EL PAíS • SUBNOTA › OPINION
› Por Sandra Russo
Cuando al principio del gobierno de Néstor Kirchner –casi un desconocido para mucha gente–, sus primeras políticas fuertes estuvieron dirigidas a los derechos humanos, hubo sectores que las celebraron, otros que no las entendieron y otros que empezaron una larga y mala digestión.
Aquel Kirchner debutante se dirigió antes que a nadie a los militares, con una resolución que provocó un estupor casi generalizado. Los represores (no son “ex”: si un desaparecido no termina de desaparecer, un desaparecedor no termina de hacer desaparecer) se inquietaron porque la democracia hasta entonces no les había opuesto resistencia, y el campo político de centroizquierda también, porque crisis mediante, por un lado entusiasmaba mucho y por el otro se sospechaba que Kirchner elegía los derechos humanos pero renunciaba al giro económico.

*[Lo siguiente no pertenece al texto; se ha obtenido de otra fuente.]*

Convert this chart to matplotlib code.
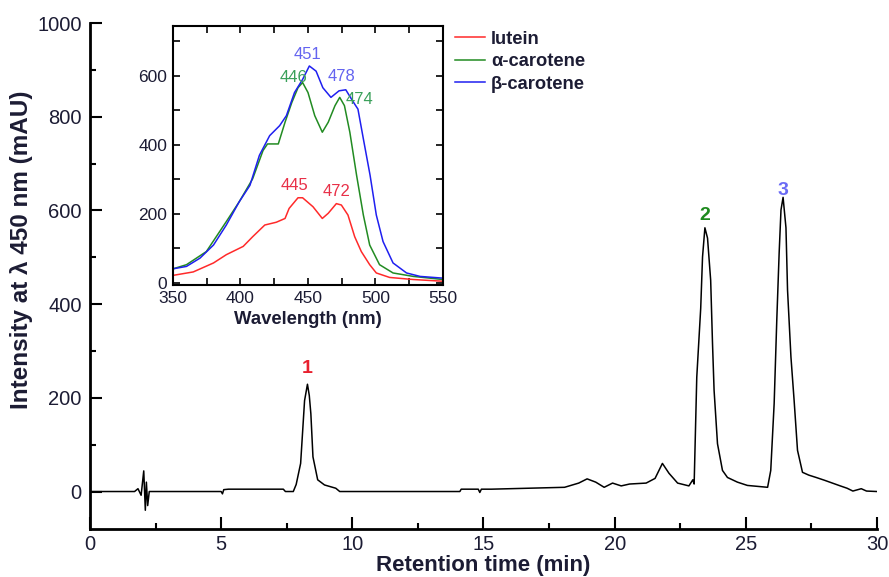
import matplotlib
matplotlib.use("Agg")
import matplotlib.pyplot as plt
from matplotlib.ticker import MultipleLocator

plt.rcParams["font.family"] = ["Liberation Sans", "DejaVu Sans"]

# chromatogram at 450 nm (retention time in min, intensity in mAU)
rt = [0.0, 1.7, 1.83, 1.95, 2.05, 2.11, 2.15, 2.2, 2.26, 2.37, 5.0, 5.05, 5.1, 5.28,
      7.37, 7.45, 7.75, 7.86, 8.03, 8.18, 8.29, 8.36, 8.42, 8.5, 8.68, 8.94, 9.37, 9.52,
      14.1, 14.15, 14.8, 14.86, 14.92, 15.3, 18.09, 18.63, 18.95, 19.28, 19.6, 19.92,
      20.25, 20.57, 21.2, 21.54, 21.82, 22.07, 22.4, 22.83, 22.98, 23.03, 23.13, 23.28,
      23.35, 23.44, 23.54, 23.66, 23.73, 23.79, 23.92, 24.11, 24.3, 24.68, 25.06, 25.83,
      25.95, 26.08, 26.18, 26.27, 26.34, 26.42, 26.53, 26.59, 26.72, 26.84, 26.97, 27.16,
      27.4, 27.68, 28.0, 28.3, 28.6, 28.86, 29.08, 29.4, 29.6, 30.0]
intensity = [0, 0, 6, -8, 44, -40, 20, -30, 0, 0, 0, -5, 4, 5,
             5, 0, 0, 15, 60, 194, 229, 205, 166, 74, 25, 14, 7, 0,
             0, 5, 5, -2, 5, 5, 9, 18, 27, 20, 9, 18,
             12, 16, 18, 28, 60, 39, 18, 12, 25, 16, 244, 391,
             501, 563, 541, 451, 316, 216, 102, 45, 30, 20, 13, 9,
             45, 188, 366, 509, 601, 628, 563, 430, 287, 195, 88, 41,
             35, 30, 24, 18, 12, 7, 1, 6, 1, 0]

peak_labels = ["1", "2", "3"]
peak_rt = [8.28, 23.44, 26.42]
peak_label_y = [263, 590, 643]
peak_colors = ["#e8202e", "#1e8a1e", "#6b6bf5"]

# UV-Vis spectra for inset (wavelength nm, absorbance mAU)
wl_lutein = [350, 365, 380, 389.5, 402, 409, 418, 426.5, 433, 436, 442.6, 446, 453.7,
             460.6, 465, 471, 474.7, 479.6, 484.6, 489.5, 495.7, 500.6, 510.5, 528, 550]
lutein = [22, 32, 58, 82, 106, 134, 168, 176, 187, 216, 247, 247, 221,
          187, 202, 230, 226, 197, 134, 91, 53, 29, 16, 10, 5]
wl_alpha = [350, 360, 374.7, 389.5, 399, 409, 416.7, 420, 428, 433, 438, 442.6, 446,
            450, 455, 460.6, 465, 470, 473.5, 477, 481, 486, 491, 495.7, 503, 513, 528, 550]
alpha = [41, 53, 91, 178, 235, 302, 384, 403, 403, 466, 523, 566, 581,
         552, 485, 437, 466, 514, 538, 514, 437, 312, 197, 110, 53, 29, 19, 10]
wl_beta = [350, 360, 370, 380, 389.5, 399, 407, 414, 421.6, 429, 434, 440, 446, 451,
           456, 461, 467, 473, 478, 483, 487, 491, 496, 500.6, 505.6, 513, 523, 533, 550]
beta = [41, 48, 72, 110, 168, 235, 283, 370, 427, 456, 485, 552, 590, 629,
        614, 566, 538, 557, 560, 528, 504, 418, 312, 197, 120, 58, 29, 19, 14]

spec_names = ["lutein", "\u03b1-carotene", "\u03b2-carotene"]
spec_colors = ["#ff2a2a", "#228b22", "#1f1ff0"]

max_labels = ["451", "478", "446", "474", "445", "472"]
max_x = [450, 475, 439, 488, 440, 471]
max_y = [662, 598, 595, 531, 283, 264]
max_colors = ["#6464f0", "#6464f0", "#3aa05a", "#3aa05a", "#e83048", "#e83048"]

text_color = "#1c1c34"

fig = plt.figure(figsize=(8.89, 5.77), dpi=100)
ax = fig.add_axes([0.1012, 0.0832, 0.8853, 0.8768])
ax.plot(rt, intensity, color="black", lw=1.1)
ax.set_xlim(0, 30)
ax.set_ylim(-80, 1000)
ax.xaxis.set_major_locator(MultipleLocator(5))
ax.xaxis.set_minor_locator(MultipleLocator(2.5))
ax.yaxis.set_major_locator(MultipleLocator(200))
ax.yaxis.set_minor_locator(MultipleLocator(100))
ax.tick_params(which="major", direction="in", length=8.5, width=1.5,
               labelsize=14.5, labelcolor=text_color, pad=6)
ax.tick_params(axis="x", which="major", pad=4.5)
ax.tick_params(which="minor", direction="in", length=4.5, width=1.5)
for side in ["top", "right"]:
    ax.spines[side].set_visible(False)
for side in ["left", "bottom"]:
    ax.spines[side].set_linewidth(2)
ax.set_xlabel("Retention time (min)", fontsize=16, fontweight="bold",
              color=text_color, labelpad=0.5)
ax.set_ylabel("Intensity at \u03bb 450 nm (mAU)", fontsize=17.5, fontweight="bold",
              color=text_color)
ax.yaxis.set_label_coords(-0.073, 0.551)

for lab, x, y, c in zip(peak_labels, peak_rt, peak_label_y, peak_colors):
    ax.text(x, y, lab, color=c, fontsize=14, fontweight="bold", ha="center", va="center")

# inset with spectra
ins = fig.add_axes([0.1946, 0.506, 0.3037, 0.449])
ins.plot(wl_lutein, lutein, color=spec_colors[0], lw=1.1, label=spec_names[0])
ins.plot(wl_alpha, alpha, color=spec_colors[1], lw=1.1, label=spec_names[1])
ins.plot(wl_beta, beta, color=spec_colors[2], lw=1.1, label=spec_names[2])
ins.set_xlim(350, 550)
ins.set_ylim(-6, 745)
ins.xaxis.set_major_locator(MultipleLocator(50))
ins.xaxis.set_minor_locator(MultipleLocator(25))
ins.yaxis.set_major_locator(MultipleLocator(200))
ins.yaxis.set_minor_locator(MultipleLocator(100))
ins.tick_params(which="both", direction="in", length=5, width=1.2, top=True, right=True,
                labelsize=12.5, labelcolor=text_color, pad=4)
for sp in ins.spines.values():
    sp.set_linewidth(1.5)
ins.set_xlabel("Wavelength (nm)", fontsize=13.3, fontweight="bold",
               color=text_color, labelpad=4)

for lab, x, y, c in zip(max_labels, max_x, max_y, max_colors):
    ins.text(x, y, lab, color=c, fontsize=12, ha="center", va="center")

leg = ins.legend(loc="upper left", bbox_to_anchor=(0.985, 1.045), frameon=False,
                 handlelength=1.6, handletextpad=0.35, labelspacing=0.3,
                 prop={"size": 13.2, "weight": "bold"})
for t in leg.get_texts():
    t.set_color(text_color)

fig.savefig("out.png", dpi=100)
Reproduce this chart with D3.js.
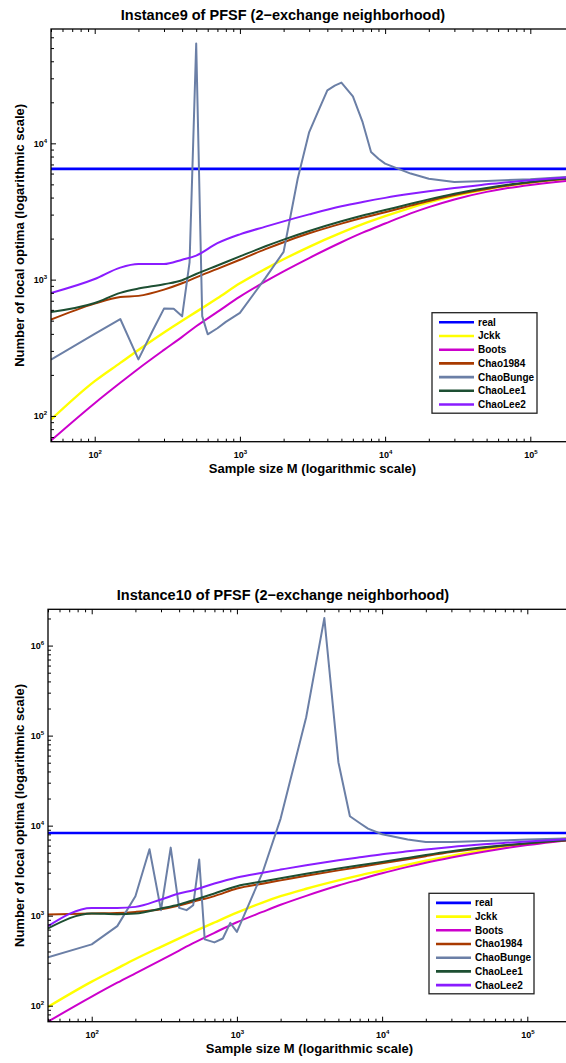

Ya un poco acostumbrados a ese Presidente que un 22 por ciento de los votos nos puso en la Rosada, quienes estábamos de acuerdo con todas esas medidas, y sobre todo con su prioridad, debimos sostener, explicar, defender en sobremesas familiares y reuniones con amigos la idea de que el pasado no había pasado y que los desaparecidos y los más de cuatrocientos jóvenes que siguen viviendo con identidad falsa están presentes. La primera oleada del discurso de la reacción fue instalar la otra idea: basta de revolver mierda, basta de “sembrar discordia”. Incluso dirigentes políticos presuntamente progresistas hasta entonces abonaron a la reacción plegándose al coro bobo de los que juzgaban innecesaria la inmersión judicial masiva en los ’70 para que fueran presos los que ya habían cantado muerte y victoria.
La desaparición de Jorge Julio López indicó que la mano de obra desocupada de los servicios de los ’70 acaso tenga las filas mermadas por el paso del tiempo, pero a ella se ha agregado otra mano de obra desocupada: la de todos los canallas que hubo que apartar con fórceps de las fuerzas de seguridad, también dando pelea ideológica: el blumberismo fue una herramienta perfecta para atacar la política de derechos humanos intentando generar otra idea de seguridad, despolitizada, obesa de tanta carne podrida asimilada.
Esta nueva desaparición completó una escena transparente y bestial, toda vez que implica la existencia de desaparecedores que comparten códigos y métodos con los genocidas. Y que actúan, e intentarán seguir actuando, cargando contra testigos clave en los juicios a represores o contra quienes, como en el caso de Gerez, evitaron que el discurso militarista se infiltrara en el Congreso.
El pasado no pasa y siempre estuvieron ahí. Hemos preferido, como sociedad, no pasar en limpio nunca por qué era “imprudente” avanzar con los juicios de estos criminales: durante este último tiempo, esa sociedad empezó a dejar aislados a los organismos de derechos humanos. Y desapareció López. Y desapareció Gerez, aunque sin duda el reflejo inmediato y su reaparición indiquen que se trata de una patrulla de bestias perdidas.
La única posibilidad racional es cerrar filas contra el pasado que no pasa, y tomar estas dos desapariciones como muestras del Mal que promueven y revelan.